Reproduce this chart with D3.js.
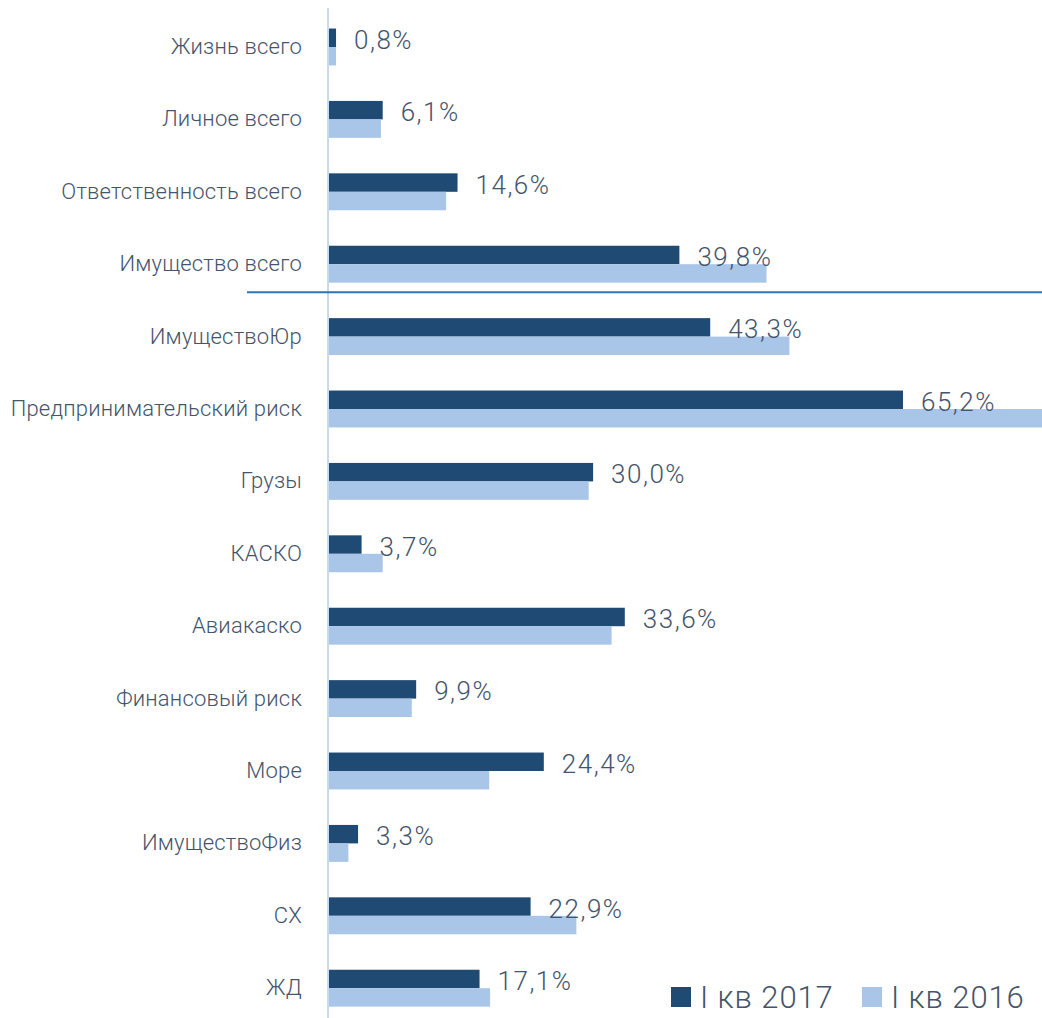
<!DOCTYPE html>
<html>
<head>
<meta charset="utf-8">
<script src="https://cdn.jsdelivr.net/npm/d3@7"></script>
<style>
  body { margin: 0; background: #fff; }
  svg text { font-family: Roboto, "DejaVu Sans", sans-serif; font-weight: 300; }
</style>
</head>
<body>
<svg id="chart" width="1042" height="1018"></svg>
<script>
const categories = ["Жизнь всего", "Личное всего", "Ответственность всего", "Имущество всего",
    "ИмуществоЮр", "Предпринимательский риск", "Грузы", "КАСКО", "Авиакаско",
    "Финансовый риск", "Море", "ИмуществоФиз", "СХ", "ЖД"];
const series = ["I кв 2017", "I кв 2016"];
const values2017 = [0.8, 6.1, 14.6, 39.8, 43.3, 65.2, 30.0, 3.7, 33.6, 9.9, 24.4, 3.3, 22.9, 17.1];
const values2016 = [0.8, 5.9, 13.3, 49.7, 52.3, 81.5, 29.5, 6.1, 32.1, 9.4, 18.2, 2.2, 28.1, 18.3];
const colors = ["#1f4a73", "#a9c6e8"];

const svg = d3.select("#chart");
const width = 1042;
const height = 1018;
const axisX = 328;

const x = d3.scaleLinear().domain([0, 65.2]).range([axisX + 1, 903]);
const y = d3.scaleBand().domain(categories).range([10.8, 1024.4])
    .paddingInner(0.49).paddingOuter(0.245);
const ySub = d3.scaleBand().domain(series).range([0, y.bandwidth()]);

svg.append("defs").append("clipPath").attr("id", "clip")
    .append("rect").attr("x", 0).attr("y", 0).attr("width", width).attr("height", height);

const rows = categories.map((c, i) => ({ cat: c, vals: [values2017[i], values2016[i]] }));

const plot = svg.append("g").attr("clip-path", "url(#clip)");

// бари
const groups = plot.selectAll("g.row").data(rows).join("g")
    .attr("class", "row")
    .attr("transform", d => `translate(0,${y(d.cat)})`);

groups.selectAll("rect").data(d => d.vals.map((v, j) => ({ v: v, s: series[j], j: j }))).join("rect")
    .attr("x", x(0))
    .attr("y", d => ySub(d.s))
    .attr("width", d => x(d.v) - x(0))
    .attr("height", ySub.bandwidth())
    .attr("fill", d => colors[d.j]);

// вісь
svg.append("line")
    .attr("x1", axisX).attr("x2", axisX)
    .attr("y1", 8).attr("y2", height)
    .attr("stroke", "#c6d9f1")
    .attr("stroke-width", 2);

const axis = svg.append("g")
    .attr("transform", `translate(${axisX},0)`)
    .call(d3.axisLeft(y).tickSize(0).tickPadding(26));
axis.select(".domain").remove();
axis.selectAll("text")
    .attr("font-size", "22px")
    .attr("letter-spacing", "0.2px")
    .attr("fill", "#44546a")
    .style("font-family", "Roboto, sans-serif")
    .style("font-weight", 300)
    .attr("dy", "0.32em");

// розділова лінія
const sepY = y("ИмуществоЮр") - 26;
svg.append("line")
    .attr("x1", 247).attr("x2", width)
    .attr("y1", sepY).attr("y2", sepY)
    .attr("stroke", "#2e75b6")
    .attr("stroke-width", 2);

// підписи значень
svg.selectAll("text.val").data(rows).join("text")
    .attr("class", "val")
    .attr("x", d => x(d.vals[0]) + 18)
    .attr("y", d => y(d.cat) + ySub.bandwidth() / 2 + 2)
    .attr("dominant-baseline", "central")
    .attr("font-size", "26px")
    .attr("letter-spacing", "1.5px")
    .attr("fill", "#44546a")
    .text(d => d.vals[0].toFixed(1).replace(".", ",") + "%");

// легенда
const legendX = [671, 862];
const legend = svg.selectAll("g.legend").data(series).join("g")
    .attr("class", "legend")
    .attr("transform", (d, i) => `translate(${legendX[i]},987)`);
legend.append("rect")
    .attr("width", 20).attr("height", 20)
    .attr("fill", (d, i) => colors[i]);
legend.append("text")
    .attr("x", 29).attr("y", 10)
    .attr("dominant-baseline", "central")
    .attr("font-size", "31px")
    .attr("letter-spacing", "0.9px")
    .attr("fill", "#44546a")
    .text(d => d);
</script>
</body>
</html>
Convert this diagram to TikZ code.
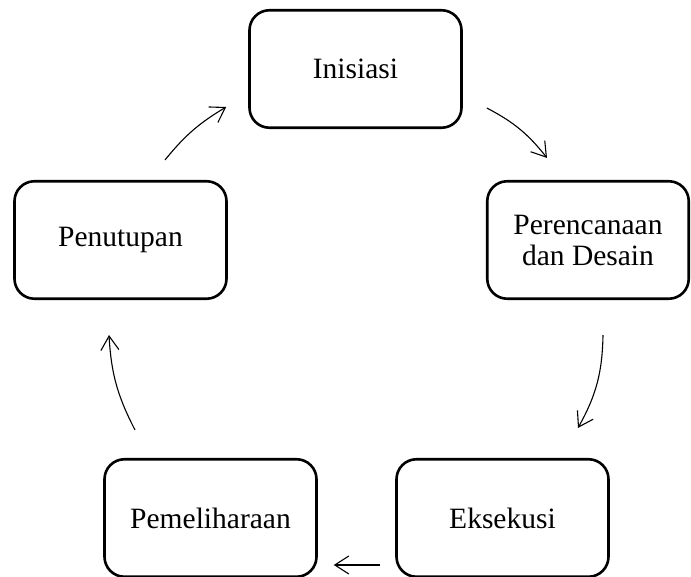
\documentclass[tikz,border=0pt]{standalone}
\usepackage{fontspec}
\setmainfont{Liberation Serif}
\usetikzlibrary{arrows.meta}

\begin{document}
\begin{tikzpicture}[x=0.5pt,y=0.5pt]
  \tikzset{
    tahap/.style={draw=black,line width=1.3pt,rounded corners=10pt,
                  minimum width=106pt,minimum height=58.75pt,align=center,
                  inner sep=0pt,font=\fontsize{14.75}{15.5}\selectfont},
    alur/.style={-{Straight Barb[length=7pt,width=9pt]},line width=0.55pt}
  }
  \useasboundingbox (0,0) rectangle (691,577);
  % tahapan siklus
  \node[tahap] (ini) at (355.5,508) {Inisiasi};
  \node[tahap,minimum width=100.75pt] (ren) at (588,337) {Perencanaan\\dan Desain};
  \node[tahap] (eks) at (502.5,59) {Eksekusi};
  \node[tahap] (pel) at (210.5,59) {Pemeliharaan};
  \node[tahap] (tut) at (120.5,337) {Penutupan};

  % panah antar tahap
  \draw[alur] ([shift={(24,-39)}]ini.east) to[bend left=12]
    ([shift={(-41,22)}]ren.north);
  \draw[alur] ([shift={(15,-35)}]ren.south) to[bend left=14]
    ([shift={(75.5,30)}]eks.north);
  \draw[alur] ([shift={(-15,-47)}]eks.west) -- ([shift={(16,-47)}]pel.east);
  \draw[alur] ([shift={(-75.5,28)}]pel.north) to[bend left=12]
    ([shift={(-11.5,-35)}]tut.south);
  \draw[alur] ([shift={(44.5,20)}]tut.north) to[bend left=10]
    ([shift={(-22,-38)}]ini.west);
\end{tikzpicture}
\end{document}
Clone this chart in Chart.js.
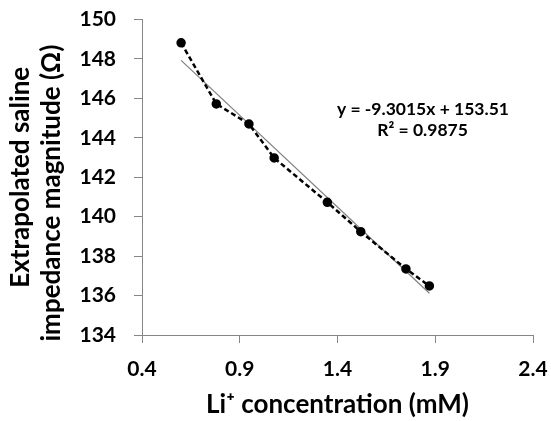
<!DOCTYPE html>
<html>
<head>
<meta charset="utf-8">
<script src="https://cdn.jsdelivr.net/npm/chart.js@4/dist/chart.umd.min.js"></script>
<style>
html,body{margin:0;padding:0;background:#fff;}
#wrap{width:551px;height:421px;position:relative;}
</style>
</head>
<body>
<div id="wrap"><canvas id="c" width="551" height="421"></canvas></div>
<script>
// Data
const concentration = [0.60, 0.78, 0.947, 1.076, 1.348, 1.519, 1.75, 1.87];
const impedance = [148.82, 145.72, 144.70, 142.98, 140.73, 139.24, 137.35, 136.49];
// Trendline coefficients as printed on the chart
const trendSlope = -9.3015;
const trendIntercept = 153.51;
const xTicks = [0.4, 0.9, 1.4, 1.9, 2.4];
const yTicks = [134, 136, 138, 140, 142, 144, 146, 148, 150];
const eqLabel = ["y = -9.3015x + 153.51", "R\u00b2 = 0.9875"];
const xTitle = "Li\u207a concentration (mM)";
const yTitle = ["Extrapolated saline", "impedance magnitude (\u03a9)     "];

const xFirst = concentration[0], xLast = concentration[concentration.length - 1];
const trendPoints = [
  {x: xFirst, y: trendSlope * xFirst + trendIntercept},
  {x: xLast, y: trendSlope * xLast + trendIntercept}
];

const FONT = "Lato";
const axisGray = "#868686";

const eqPlugin = {
  id: 'eq',
  afterDraw(chart) {
    const ctx = chart.ctx;
    const xs = chart.scales.x, ys = chart.scales.y;
    ctx.save();
    ctx.font = "bold 17.5px " + FONT;
    ctx.fillStyle = "#000";
    ctx.textAlign = "center";
    ctx.textBaseline = "middle";
    ctx.fillText(eqLabel[0], xs.getPixelForValue(1.837), ys.getPixelForValue(145.46));
    ctx.fillText(eqLabel[1], xs.getPixelForValue(1.835), ys.getPixelForValue(144.40));
    ctx.restore();
  }
};

new Chart(document.getElementById('c'), {
  type: 'scatter',
  data: {
    datasets: [
      {
        data: concentration.map((x, i) => ({x, y: impedance[i]})),
        showLine: true,
        borderColor: '#000',
        borderWidth: 2.5,
        borderDash: [5, 3],
        pointBackgroundColor: '#000',
        pointBorderColor: '#000',
        pointRadius: 3.5,
        pointStyle: 'circle',
        order: 1
      },
      {
        data: trendPoints,
        showLine: true,
        borderColor: '#808080',
        borderWidth: 1.2,
        pointRadius: 0,
        order: 2
      }
    ]
  },
  options: {
    responsive: false,
    animation: false,
    devicePixelRatio: 1,
    layout: {padding: {top: 19.5, right: 18, left: 0, bottom: 0}},
    plugins: {legend: {display: false}, tooltip: {enabled: false}},
    scales: {
      x: {
        type: 'linear',
        min: xTicks[0], max: xTicks[xTicks.length - 1],
        afterBuildTicks(s) { s.ticks = xTicks.map(v => ({value: v})); },
        afterFit(s) { s.height = 86; s.paddingLeft = 0; s.paddingRight = 0; },
        border: {color: axisGray, width: 1},
        grid: {drawOnChartArea: false, tickLength: 8, color: axisGray},
        ticks: {
          color: '#000', padding: 14, maxRotation: 0,
          font: {family: FONT, size: 21, weight: 'bold'},
          callback: v => Number(v).toFixed(1)
        },
        title: {
          display: true, text: xTitle, color: '#000',
          font: {family: FONT, size: 26, weight: 'bold'},
          padding: {top: 0, bottom: 1}
        }
      },
      y: {
        type: 'linear',
        min: yTicks[0], max: yTicks[yTicks.length - 1],
        afterBuildTicks(s) { s.ticks = yTicks.map(v => ({value: v})); },
        afterFit(s) { s.width = 142; s.paddingTop = 0; s.paddingBottom = 0; },
        border: {color: axisGray, width: 1},
        grid: {drawOnChartArea: false, tickLength: 8, color: axisGray},
        ticks: {
          color: '#000', padding: 18,
          font: {family: FONT, size: 21, weight: 'bold'}
        },
        title: {
          display: true, text: yTitle, color: '#000',
          font: {family: FONT, size: 26, weight: 'bold', lineHeight: 1.2},
          padding: {top: 5, bottom: 0}
        }
      }
    }
  },
  plugins: [eqPlugin]
});
</script>
</body>
</html>
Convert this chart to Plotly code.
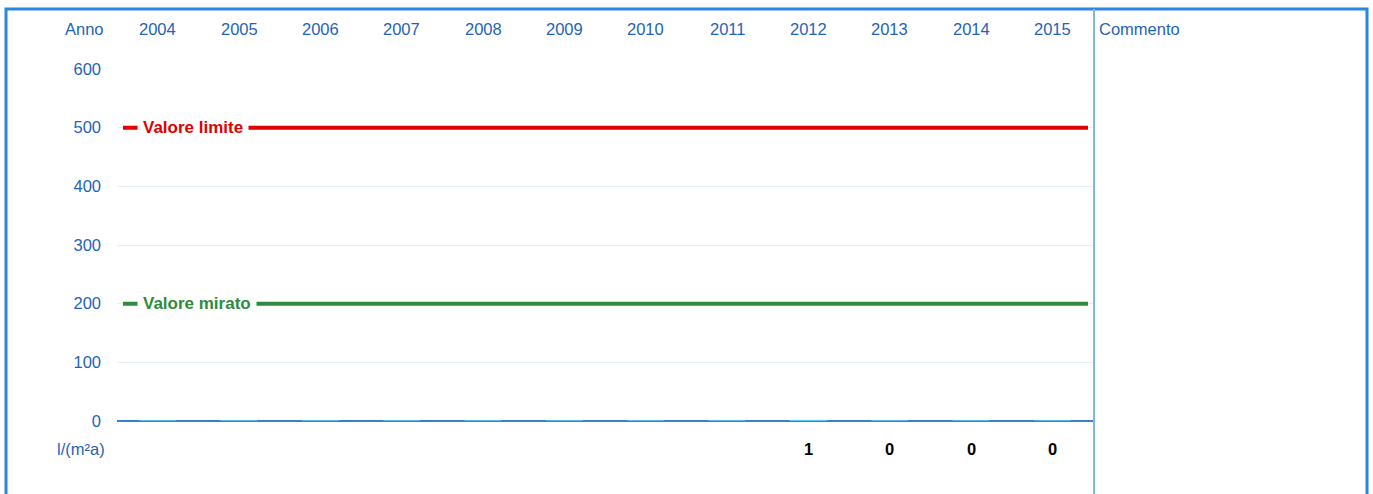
import plotly.graph_objects as go

anni = ["2004", "2005", "2006", "2007", "2008", "2009", "2010", "2011", "2012", "2013", "2014", "2015"]
valori = [0, 0, 0, 0, 0, 0, 0, 0, 1, 0, 0, 0]
valori_testo = ["", "", "", "", "", "", "", "", "1", "0", "0", "0"]
valore_limite = 500
valore_mirato = 200
y_ticks = [0, 100, 200, 300, 400, 500, 600]

W, H = 1373, 494
L, R, T, B = 117, 280, 69, 73
pw, ph = W - L - R, H - T - B

def px_x(p):
    return (p - L) / pw

def px_y(p):
    return (H - B - p) / ph

blu = "#1f63b8"
font = "Liberation Sans, Arial, sans-serif"
fs = 16.5

fig = go.Figure()
fig.add_trace(go.Bar(x=list(range(len(anni))), y=valori,
                     marker=dict(color="#5bc8ee", line=dict(color="#5bc8ee", width=1)),
                     width=0.45, hoverinfo="skip"))

# linee valore limite / mirato
for val, col, txt in [(valore_limite, "#e00000", "Valore limite"), (valore_mirato, "#2e8b3e", "Valore mirato")]:
    fig.add_shape(type="line", xref="paper", yref="y", x0=px_x(123), x1=px_x(1088), y0=val, y1=val,
                  line=dict(color=col, width=4))
    fig.add_annotation(x=px_x(137), y=val, xref="paper", yref="y", text="<b>" + txt + "</b>",
                       showarrow=False, xanchor="left", yanchor="middle", bgcolor="white", borderpad=5,
                       font=dict(color=col, size=17, family=font))

# intestazioni
fig.add_annotation(x=px_x(106), y=px_y(29), xref="paper", yref="paper", text="Anno", showarrow=False,
                   xanchor="right", yanchor="middle", font=dict(color=blu, size=fs, family=font))
for i, a in enumerate(anni):
    fig.add_annotation(x=i, y=px_y(29), xref="x", yref="paper", text=a, showarrow=False,
                       yanchor="middle", font=dict(color=blu, size=fs, family=font))
fig.add_annotation(x=px_x(1097), y=px_y(29), xref="paper", yref="paper", text="Commento", showarrow=False,
                   xanchor="left", yanchor="middle", font=dict(color=blu, size=fs, family=font))

# riga valori
fig.add_annotation(x=px_x(107), y=px_y(449), xref="paper", yref="paper", text="l/(m²a)", showarrow=False,
                   xanchor="right", yanchor="middle", font=dict(color=blu, size=fs, family=font))
for i, t in enumerate(valori_testo):
    if t:
        fig.add_annotation(x=i, y=px_y(449), xref="x", yref="paper", text="<b>" + t + "</b>", showarrow=False,
                           yanchor="middle", font=dict(color="black", size=fs, family=font))

# cornice
fig.add_shape(type="rect", xref="paper", yref="paper", x0=px_x(6), x1=px_x(1367), y0=px_y(520), y1=px_y(9),
              line=dict(color="#2a88dc", width=3), layer="above")
fig.add_shape(type="line", xref="paper", yref="paper", x0=px_x(1094), x1=px_x(1094), y0=px_y(520), y1=px_y(9),
              line=dict(color="#7ab8ea", width=2), layer="above")

fig.update_xaxes(range=[-0.5, len(anni) - 0.5], showticklabels=False, showgrid=False, zeroline=False,
                 showline=False)
fig.update_yaxes(range=[0, 600], tickvals=y_ticks, showgrid=True, gridcolor="#e3edf7", gridwidth=1,
                 zeroline=True, zerolinecolor="#3a80d0", zerolinewidth=1.5,
                 tickfont=dict(color=blu, size=fs, family=font), ticklabelstandoff=15)
fig.update_layout(width=W, height=H, margin=dict(l=L, r=R, t=T, b=B), showlegend=False,
                  plot_bgcolor="white", paper_bgcolor="white", bargap=0.5)

fig.write_html("out.html", config={"displayModeBar": False},
               post_script="document.body.style.margin='0';document.body.style.overflow='hidden';")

Task prompt:
Repeat, word for word and with no pictures, only the lines running from the beginning of the data to the line that contains "d => colors[d.j]);".

Expected answer:
Reproduce this chart with D3.js.
<!DOCTYPE html>
<html>
<head>
<meta charset="utf-8">
<script src="https://cdn.jsdelivr.net/npm/d3@7"></script>
<style>
  body { margin: 0; background: #fff; }
  svg text { font-family: Roboto, "DejaVu Sans", sans-serif; font-weight: 300; }
</style>
</head>
<body>
<svg id="chart" width="1042" height="1018"></svg>
<script>
const categories = ["Жизнь всего", "Личное всего", "Ответственность всего", "Имущество всего",
    "ИмуществоЮр", "Предпринимательский риск", "Грузы", "КАСКО", "Авиакаско",
    "Финансовый риск", "Море", "ИмуществоФиз", "СХ", "ЖД"];
const series = ["I кв 2017", "I кв 2016"];
const values2017 = [0.8, 6.1, 14.6, 39.8, 43.3, 65.2, 30.0, 3.7, 33.6, 9.9, 24.4, 3.3, 22.9, 17.1];
const values2016 = [0.8, 5.9, 13.3, 49.7, 52.3, 81.5, 29.5, 6.1, 32.1, 9.4, 18.2, 2.2, 28.1, 18.3];
const colors = ["#1f4a73", "#a9c6e8"];

const svg = d3.select("#chart");
const width = 1042;
const height = 1018;
const axisX = 328;

const x = d3.scaleLinear().domain([0, 65.2]).range([axisX + 1, 903]);
const y = d3.scaleBand().domain(categories).range([10.8, 1024.4])
    .paddingInner(0.49).paddingOuter(0.245);
const ySub = d3.scaleBand().domain(series).range([0, y.bandwidth()]);

svg.append("defs").append("clipPath").attr("id", "clip")
    .append("rect").attr("x", 0).attr("y", 0).attr("width", width).attr("height", height);

const rows = categories.map((c, i) => ({ cat: c, vals: [values2017[i], values2016[i]] }));

const plot = svg.append("g").attr("clip-path", "url(#clip)");

// бари
const groups = plot.selectAll("g.row").data(rows).join("g")
    .attr("class", "row")
    .attr("transform", d => `translate(0,${y(d.cat)})`);

groups.selectAll("rect").data(d => d.vals.map((v, j) => ({ v: v, s: series[j], j: j }))).join("rect")
    .attr("x", x(0))
    .attr("y", d => ySub(d.s))
    .attr("width", d => x(d.v) - x(0))
    .attr("height", ySub.bandwidth())
    .attr("fill", d => colors[d.j]);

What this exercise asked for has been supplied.